Around 66 per cent of advisers said the risk of running out of money was the most significant threat to pension freedoms ahead of 63 per cent who fear that retirement savers will mistake guidance for advice.
More than six out of 10 (61 per cent) believe the risk of savers buying unsuitable retirement income solutions is a major worry making it the third biggest threat to the success of the new rules which take effect from 6 April 2015.
Advisers are more optimistic that their clients will not be targeted by risky offers from unregulated firms – around 59 per cent say they are not concerned. However 86 per cent believe retirement savers in general will be targeted.
Vince Smith-Hughes, retirement expert at Prudential, said:
“The launch of pension freedoms is a major opportunity for advisers and providers to substantially boost clients’ interest in and understanding of retirement saving.
“But there are clear risks from people being targeted by unregulated providers offering solutions which seem to promise better returns without explaining the potential risks.
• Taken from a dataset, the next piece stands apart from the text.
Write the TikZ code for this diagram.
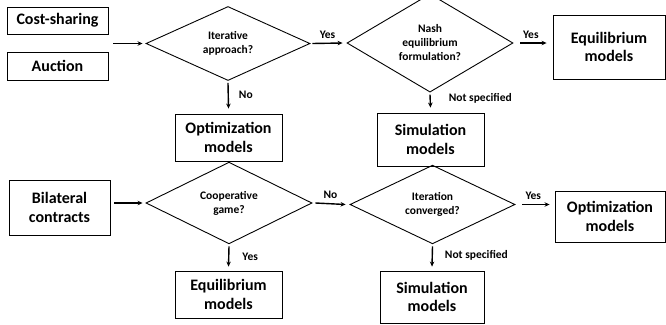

“The industry is working to help offer warnings to clients but it remains the case that expert financial advice on retirement options will be more important than ever following the launch of pension freedom.”
Nearly half of advisers surveyed (49 per cent) believe the political risk of further law changes is a major threat to the success of pension freedoms while 52 per cent warn that the possibility of savers incurring unnecessary tax bills will undermine the reforms.